According to Lippman, co-located shows are more likely to be aggressively pursued by independents rather than associations in the future. For exhibitions choosing to continue sharing space toward a common goal, there are still distinct advantages.
“The most important benefit of co-locating is providing your exhibitors with more and different attendees at the same cost,” said Lippman. “The second most important benefit is co-location results in a ‘bigger tent’ for your industry, which will attract additional media and attention from Wall Street, as well as more international exhibitors and attendees.”
Lew Shomer, SISO executive director said that even though there’s been an upward shift in co-locations in recent years, it’s only one marketing aspect in a sea of intensified strategies.
“Organizers are looking at new ways to expand their businesses and brands,” said Shomer. “One is through co-location at similar or like events where there is synergy between attendee communities.”
The reasons shows choose to co-locate vary according to Shomer, but there needs to be some level of symbiosis for the partnership to work. “The decision to co-locate is based on the benefits to both parties,” said Shomer. “If one party has more benefits than the other it will probably not work. It’s really a meeting of minds that both shows will do better if they co-locate.”
According to Shomer, co-location usually occurs for three reasons. The first might be that a show is failing and needs to partner with a similar event where the audience may overlap but the exhibitors don’t. They can extend their brand and save on expenses.
The second reason is that a new show is looking for an audience. The new show builds a base, and the existing show benefits by introducing new products and new attendees.
The third reason to co-locate is an organic reality, where two shows might get together and find they have similar audiences and exhibitors, and it makes sense to co-locate.
One collective that finds co-location sensible is the upcoming AMI International in Dallas, Texas, May 1-3, 2012. The US Poultry (IPE), International Feed Expo (IFE), and the International Meat Expo (IME) have combined efforts in the interest of making it one of the 50 largest tradeshows in the United States with more than 1,000 exhibitors and nearly 1 million square feet of exhibit space. The organizations have kept separate identities while all moving under the same umbrella during the storm.
“We are co-located and remain separate organizations,” said Anne Halal, vice president of convention and exposition services, AMI. “We are equitable partners in this co-location.

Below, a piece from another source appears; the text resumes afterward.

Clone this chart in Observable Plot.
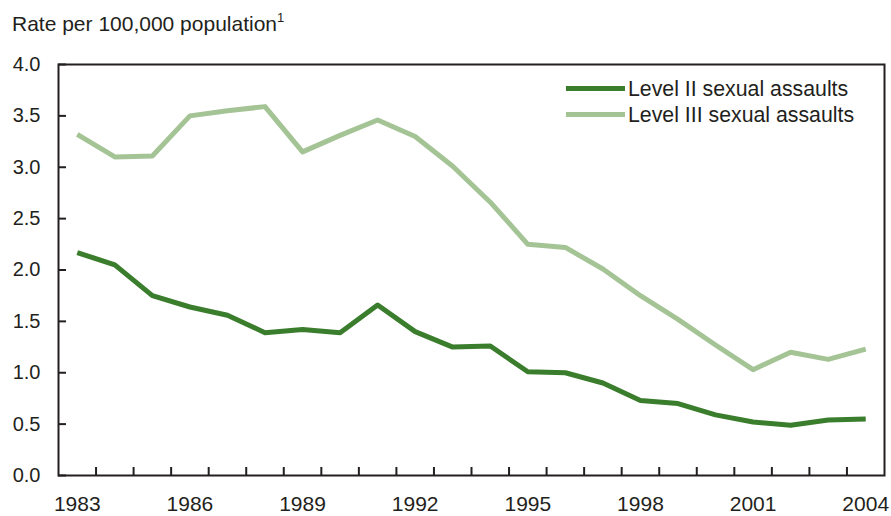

The tradeshow floor is a blend of exhibits from each of the three industries, and all is accessible with one badge.”
The show has not yet settled on an overarching brand, but John Starkey, president of the U.S. Poultry & Egg Association, said each entity will maintain its own brand.
“In rough numbers, the tradeshow floor will be about 60 percent IPE, 30 percent IME, and 10 percent IFE,” said Starkey. “U.S. Poultry is responsible for show management and logistics, AMI is responsible for overall attendee and exhibitor promotion, and all three partners are responsible for developing appropriate educational programs, and exhibitor and attendee promotion to their respective memberships.”
The reasons for the decision include the conservation of time and budgetary resources for all involved, but co-location also increases the likelihood of better return on investment for the exhibitors.
“They will save by exhibiting in one show, seeing two target audiences; in some cases, even three with this co-location,” said Halal. “This strategic co-location means exhibitors have to spend less on travel, time and expenses to set up their displays.”
Dr. Charles Olentine, executive vice president of the expo and egg industry expert, said the benefits are simply better value for the exhibitor, better value for the attendee, stronger educational programs, stronger promotional base and stronger international appeal.
Constituents have offered the co-location efforts 100 percent of their support according to Halal.
“This is a long term partnership. The members of our associations and staff believe this is a great solution.”